Book Review: The Art of the Sonnet by Stephen Burt and David Mikics

It is difficult to determine exactly what audience the new critical anthology The Art of the Sonnet is intended for. The book is a collection of 100 sonnets written in English and presented chronologically beginning with the earliest appearances of the genre in the Renaissance and ending with a plethora of examples from contemporary poets. Each poem is accompanied by a short critical essay offering a critical interpretation from a menu of options: citing the significance of the poem in the history of the form, defining terms and allusions, giving information about the poet, relating it to other poems and poets, and any historical information the authors might deem useful. Each essay is written individually by one of the authors. Some are quite well known poems by quite well known poets, Shelley’s “Ozymandias” and Shakespeare’s Sonnet 116 for example; some less well known poems by less well known poets, such as Mary Wroth’s Pamphilia to Amphilanthus 46 and John Clare’s “Swordy Well.”

There is an introduction discussing the history of the form and trying to account for its popularity with poets over the years. The authors explain that the book isn’t necessarily meant to be read cover to cover. It certainly can be, but readers may prefer to simply look at individual poems and essays at random almost as if it were a reference book. Indeed, that may well be the best way, since one of the book’s problems is that the methodology the author’s have chosen often leads to a good deal of repetition. Material from the introduction, like the well worn distinctions between the Petrarchan and Shakespearian sonnets, comes up again in the critical essays a number of times. Material from one essay may get repeated in another to make a similar point, as for example John Milton’s role in the expansion of the sonnet’s subject matter. Repetition like this is annoying for anyone reading the book from cover to cover; it might well not even be noticed for the reader using the scatter shot approach.

Back to the question of audience: certainly the book is far too elementary, for the serious student of the sonnet in particular and literature in general. It rehashes much of the content of a general introduction to poetry, defining and illustrating terminology that should be common knowledge for that audience — the pathetic fallacy, Spenserian stanzas, enjambment, just to mention some examples. It offers information about individual authors, their lives and their work, that has to be gratuitous for such an audience. George Eliot is most famous for her novels. Elizabeth Barrett Browning had a long love affair with Robert before they ran off to be married. This is the kind of information more appropriate for the beginning student or the general audience.

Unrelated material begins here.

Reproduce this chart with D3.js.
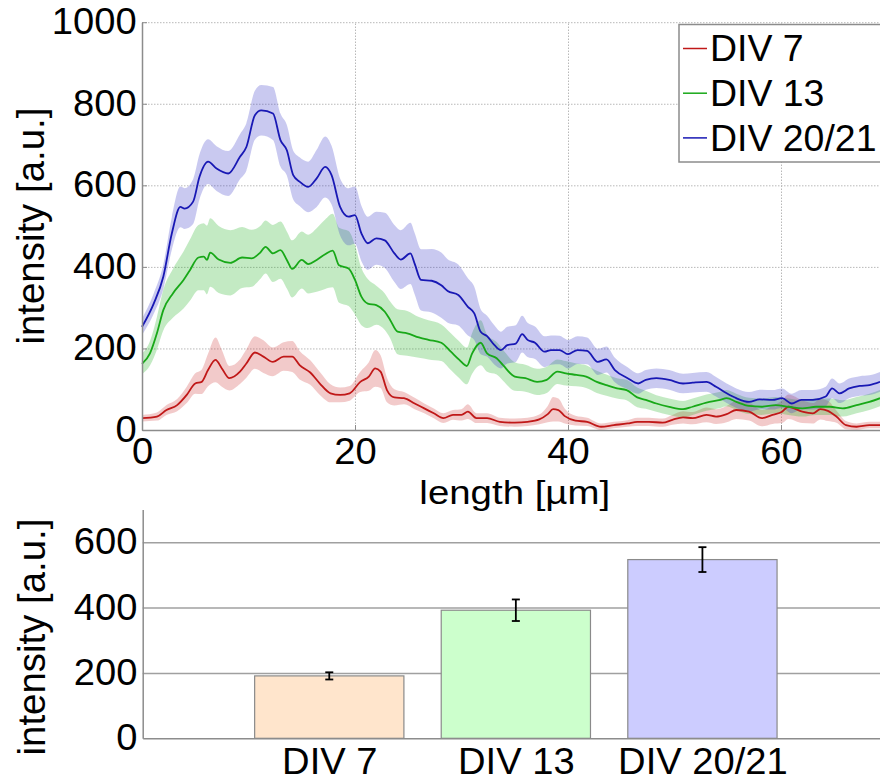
<!DOCTYPE html>
<html>
<head>
<meta charset="utf-8">
<script src="https://cdn.jsdelivr.net/npm/d3@7"></script>
<style>
  body { margin: 0; background: #fff; }
  svg { display: block; font-family: "Liberation Sans", Arial, sans-serif; }
</style>
</head>
<body>
<svg width="880" height="783"></svg>
<script>
// profile data (length in um, intensity mean and error)
const redX = [0,1.4,2.3,3.3,4.2,5,5.6,6.2,6.9,7.5,8.2,9.2,9.8,10.6,11.4,12.3,13.3,14.1,14.8,15.8,16.7,17.7,18.6,19.5,20.5,21.3,21.9,22.4,23,23.7,24.6,25.6,26.5,27.4,28.3,29.2,30,30.6,31.4,32.4,33.6,35,36.2,37.3,38.1,38.6,39.1,39.7,40.7,41.8,43.1,44.3,45.6,46.5,47.6,48.9,49.8,50.8,51.7,53,53.9,54.9,55.8,57,58.2,59.2,60.1,60.7,62,63,63.7,64.4,65.2,66.1,67.1,68.3,69.3];
const redMean = [29,33,49,61,86,114,118,147,172,151,127,143,163,190,180,167,180,180,159,141,114,90,86,90,118,131,151,143,98,80,78,65,53,41,29,37,37,45,29,29,20,18,20,26,39,51,49,34,23,20,8,12,16,20,20,18,25,31,29,37,33,39,49,45,29,37,45,57,45,41,51,47,33,12,8,12,12];
const redErr = [8,10,12,15,20,25,30,40,55,45,30,30,35,40,40,35,35,38,35,30,28,22,18,18,25,35,45,40,30,20,15,14,12,12,12,12,14,18,12,12,10,10,10,12,20,30,28,18,12,10,8,8,8,10,10,10,12,15,15,18,18,20,22,22,20,22,28,30,28,25,25,25,15,10,8,8,8];

const greenX = [0,0.75,1.4,2,2.9,3.9,4.5,5.3,5.8,6.1,6.4,7.2,8.3,9.4,10.3,11.1,11.6,12.3,13,13.6,14.1,15,15.6,16.4,17.2,17.9,18.5,19.4,20,20.6,21.2,22,22.8,23.3,24,24.9,26,26.9,28.1,29,29.8,30.5,31,31.8,32.4,33.3,33.9,35,36,37.1,38,39,39.8,40.8,41.7,42.7,43.6,44.6,45.5,46.5,47.3,48.3,49.5,50.8,51.7,53,54.3,54.9,55.8,57,58.2,59.5,60.7,62,63.3,64.6,65.8,67.1,68.3,69.3];
const greenMean = [162,188,237,294,335,368,392,423,425,417,435,418,410,423,421,435,449,433,441,417,395,417,407,417,431,440,404,396,368,327,310,306,290,270,241,237,227,221,214,192,172,157,188,214,188,176,159,131,127,118,123,143,139,135,131,118,110,102,98,80,74,65,57,51,57,67,74,78,69,59,57,61,57,53,57,57,53,61,69,78];
const greenErr = [25,30,40,50,60,70,75,80,82,84,84,82,80,75,70,65,65,70,70,70,70,70,72,78,85,90,92,92,85,70,60,48,45,45,55,55,50,48,45,45,45,45,50,55,45,40,38,35,33,32,32,30,30,28,28,27,26,25,25,24,22,20,20,20,20,20,20,20,20,20,20,20,20,20,20,20,20,20,20,20];

const blueX = [0,1.1,2,2.8,3.6,4,4.8,5.4,6.2,7,8.1,9.2,9.8,10.6,11.2,12.3,13,13.6,14.2,14.8,15.6,16.4,17.2,17.8,18.6,19.4,20,20.6,21.2,22,22.8,23.7,24.3,25.2,25.6,26.2,27.2,28.1,28.7,29.7,30.6,31.2,31.8,32.4,33.1,33.7,34.3,35.1,35.7,36.2,36.9,37.8,38.4,39.2,40,40.9,41.8,42.8,43.6,44.4,45.6,46.6,47.3,48.3,49.5,50.8,51.7,53,53.9,54.9,55.8,57,58,59.2,60.1,61,61.9,63,64.2,64.8,65.5,66.4,67.4,68.3,69.3];
const blueMean = [253,310,376,482,547,543,560,621,658,641,629,670,694,772,784,776,711,686,625,609,596,617,645,625,547,523,527,482,458,470,465,433,418,433,408,368,366,355,341,331,302,286,241,230,208,196,208,212,235,221,214,192,196,196,186,196,194,167,173,147,127,114,123,127,123,114,116,118,106,90,78,69,75,74,78,65,74,74,82,102,90,102,108,110,118];
const blueErr = [20,25,30,40,50,50,55,55,55,55,55,55,58,60,62,65,65,62,60,60,62,70,75,72,70,70,70,68,65,65,68,70,72,75,75,75,78,80,78,75,70,65,55,50,48,45,45,45,45,42,40,38,36,35,35,34,33,32,32,30,27,25,24,24,24,24,24,24,24,24,24,24,24,24,24,24,24,24,24,24,24,24,24,24,24];

const seriesNames = ["DIV 7", "DIV 13", "DIV 20/21"];
const lineColors = ["#c01818", "#18a818", "#1818b4"];
const bandColors = ["#d04040", "#28b428", "#3c3cc8"];

// bar chart data
const barCats = ["DIV 7", "DIV 13", "DIV 20/21"];
const barValues = [191, 392, 547];
const barErrors = [11, 33, 38];
const barColors = ["#ffe5cc", "#ccffcc", "#ccccff"];

const xTicksTop = [0, 20, 40, 60];
const yTicksTop = [0, 200, 400, 600, 800, 1000];
const yTicksBottom = [0, 200, 400, 600];

const svg = d3.select('svg');
const FONT = 36;
const SX = 1.06;   // the original figure is slightly wider than tall

// ---------- top chart ----------
const TOP = {left: 142, right: 887.5, top: 22.2, bottom: 430};
const x = d3.scaleLinear().domain([0, 70]).range([TOP.left, TOP.right]);
const y = d3.scaleLinear().domain([0, 1000]).range([TOP.bottom, TOP.top]);

const topChart = svg.append('g');

// dotted grid
topChart.append('g')
  .attr('transform', `translate(0, ${TOP.bottom})`)
  .call(d3.axisBottom(x).tickValues(xTicksTop.slice(1)).tickSize(-(TOP.bottom - TOP.top)).tickFormat(''))
  .call(g => g.select('.domain').remove())
  .selectAll('line').attr('stroke', '#b8b8b8').attr('stroke-dasharray', '1.5,1.5');
topChart.append('g')
  .attr('transform', `translate(${TOP.left}, 0)`)
  .call(d3.axisLeft(y).tickValues(yTicksTop.slice(1)).tickSize(-(TOP.right - TOP.left)).tickFormat(''))
  .call(g => g.select('.domain').remove())
  .selectAll('line').attr('stroke', '#b8b8b8').attr('stroke-dasharray', '1.5,1.5');

const series = [
  {x: redX, mean: redMean, err: redErr},
  {x: greenX, mean: greenMean, err: greenErr},
  {x: blueX, mean: blueMean, err: blueErr}
].map((s, k) => ({
  name: seriesNames[k],
  points: s.x.map((v, i) => ({x: v, m: s.mean[i], e: s.err[i]}))
}));

const area = d3.area()
  .x(d => x(d.x))
  .y0(d => y(Math.max(0, d.m - d.e)))
  .y1(d => y(d.m + d.e))
  .curve(d3.curveMonotoneX);
const line = d3.line()
  .x(d => x(d.x))
  .y(d => y(d.m))
  .curve(d3.curveMonotoneX);

topChart.selectAll('.band')
  .data(series)
  .enter()
  .append('path')
  .attr('class', 'band')
  .attr('d', d => area(d.points))
  .attr('fill', (d, i) => bandColors[i])
  .attr('fill-opacity', 0.28);

topChart.selectAll('.curve')
  .data(series)
  .enter()
  .append('path')
  .attr('class', 'curve')
  .attr('d', d => line(d.points))
  .attr('fill', 'none')
  .attr('stroke', (d, i) => lineColors[i])
  .attr('stroke-width', 1.8);

// axes
const xAxisTop = topChart.append('g')
  .attr('transform', `translate(0, ${TOP.bottom})`)
  .call(d3.axisBottom(x).tickValues(xTicksTop).tickSizeInner(-5).tickSizeOuter(0).tickPadding(8));
const yAxisTop = topChart.append('g')
  .attr('transform', `translate(${TOP.left}, 0)`)
  .call(d3.axisLeft(y).tickValues(yTicksTop).tickFormat(d3.format('d')).tickSizeInner(-5).tickSizeOuter(0).tickPadding(5));
[xAxisTop, yAxisTop].forEach(a => {
  a.select('.domain').attr('stroke', '#8c8c8c').attr('stroke-width', 1.5);
  a.selectAll('line').attr('stroke', '#8c8c8c');
  a.selectAll('text').attr('font-size', FONT).attr('fill', '#000').attr('transform', `scale(${SX},1)`);
  a.attr('font-family', null);
});

topChart.append('text')
  .text('length [µm]')
  .attr('transform', `translate(${(TOP.left + TOP.right) / 2}, 504) scale(1.13,1)`)
  .attr('text-anchor', 'middle')
  .attr('font-size', 34);

topChart.append('text')
  .text('intensity [a.u.]')
  .attr('transform', `translate(44, ${(TOP.top + TOP.bottom) / 2}) rotate(-90)`)
  .attr('text-anchor', 'middle')
  .attr('font-size', 38.4);

// legend
const legend = topChart.append('g');
legend.append('rect')
  .attr('x', 679).attr('y', 24.5)
  .attr('width', 220).attr('height', 137.5)
  .attr('fill', '#fff')
  .attr('stroke', '#8c8c8c')
  .attr('stroke-width', 1.5);
const legendRows = legend.selectAll('.row')
  .data(seriesNames)
  .enter()
  .append('g')
  .attr('class', 'row')
  .attr('transform', (d, i) => `translate(0, ${48.5 + i * 44.7})`);
legendRows.append('line')
  .attr('x1', 683).attr('x2', 707)
  .attr('stroke', (d, i) => lineColors[i])
  .attr('stroke-width', 1.5);
legendRows.append('text')
  .text(d => d)
  .attr('transform', 'translate(710, 0) scale(1.04,1)')
  .attr('dy', '0.36em')
  .attr('font-size', 36);

// ---------- bottom chart ----------
const BOT = {left: 142.7, right: 889, top: 509.6, bottom: 738.3};
const xb = d3.scaleLinear().domain([0, 4]).range([BOT.left, BOT.right]);
const yb = d3.scaleLinear().domain([0, 700]).range([BOT.bottom, BOT.top]);
const barW = xb(0.8) - xb(0);

const bot = svg.append('g');

bot.append('g')
  .attr('transform', `translate(${BOT.left}, 0)`)
  .call(d3.axisLeft(yb).tickValues(yTicksBottom.slice(1)).tickSize(-(BOT.right - BOT.left)).tickFormat(''))
  .call(g => g.select('.domain').remove())
  .selectAll('line').attr('stroke', '#a0a0a0').attr('stroke-width', 1.5);

bot.selectAll('.bar')
  .data(barValues)
  .enter()
  .append('rect')
  .attr('class', 'bar')
  .attr('x', (d, i) => xb(i + 1) - barW / 2)
  .attr('y', d => yb(d))
  .attr('width', barW)
  .attr('height', d => BOT.bottom - yb(d))
  .attr('fill', (d, i) => barColors[i])
  .attr('stroke', '#8a8a8a')
  .attr('stroke-width', 1.2);

const errG = bot.selectAll('.err')
  .data(barValues)
  .enter()
  .append('g')
  .attr('class', 'err')
  .attr('stroke', '#000')
  .attr('stroke-width', 1.8);
errG.append('line')
  .attr('x1', (d, i) => xb(i + 1)).attr('x2', (d, i) => xb(i + 1))
  .attr('y1', (d, i) => yb(d - barErrors[i])).attr('y2', (d, i) => yb(d + barErrors[i]));
errG.append('line')
  .attr('x1', (d, i) => xb(i + 1) - 4).attr('x2', (d, i) => xb(i + 1) + 4)
  .attr('y1', (d, i) => yb(d - barErrors[i])).attr('y2', (d, i) => yb(d - barErrors[i]));
errG.append('line')
  .attr('x1', (d, i) => xb(i + 1) - 4).attr('x2', (d, i) => xb(i + 1) + 4)
  .attr('y1', (d, i) => yb(d + barErrors[i])).attr('y2', (d, i) => yb(d + barErrors[i]));

const xAxisBot = bot.append('g')
  .attr('transform', `translate(0, ${BOT.bottom})`)
  .call(d3.axisBottom(xb).tickValues([1, 2, 3]).tickFormat(i => barCats[i - 1]).tickSize(0).tickPadding(10));
const yAxisBot = bot.append('g')
  .attr('transform', `translate(${BOT.left}, 0)`)
  .call(d3.axisLeft(yb).tickValues(yTicksBottom).tickSize(0).tickPadding(5));
[xAxisBot, yAxisBot].forEach(a => {
  a.select('.domain').attr('stroke', '#8c8c8c').attr('stroke-width', 1.5);
  a.selectAll('text').attr('font-size', FONT).attr('fill', '#000').attr('transform', `scale(${SX},1)`);
  a.attr('font-family', null);
});

bot.append('text')
  .text('intensity [a.u.]')
  .attr('transform', `translate(45, 637) rotate(-90)`)
  .attr('text-anchor', 'middle')
  .attr('font-size', 38.4);
</script>
</body>
</html>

Unfortunately that audience may well have some of its own problems with the text. The authors are not always able to unshackle themselves from critical jargon as they explain various texts. They tend to focus on technical matters and specific readings in the context of the period in which the poem was written. They rarely acknowledge the possibility that the reader may have a role to play in a poem’s interpretation that may well differ from what the poet might have thought he or she was doing. Also the selection of poems seems at times less than appropriate for the general reader. Many minor poets are included, while major poems by major poets are omitted. One would think that Shakespeare’s “Shall I compare thee to a summer’s day” or Hopkins’ “The Windhover” would be more valuable for the lay audience than Charles Tennyson Turner’s “A Dream.” Besides, in the end one has to wonder how many general readers or beginning students would be likely to pick up a tome devoted to this one verse form alone in the first place.

It is not that this study lacks significance. The Art of the Sonnet has important points to make and it makes them with care and precision. The point is that the authors of a book like this would do well to decide who exactly they want to talk to, and then do so. It is unquestionable that the sonnet has been a genre that has been of particular import in the poetry of the English language. It is a genre that poets through the years have used to produce some of the finest lyric poetry ever written. Despite what would seem to be the limitations of its fourteen-line “narrow room,” the form has attracted most of the greatest poets of not only the English language, but of languages all over the world. A book that explains the genre’s attractions is well worth writing. With a greater focus on an appropriate audience this book could well have been it.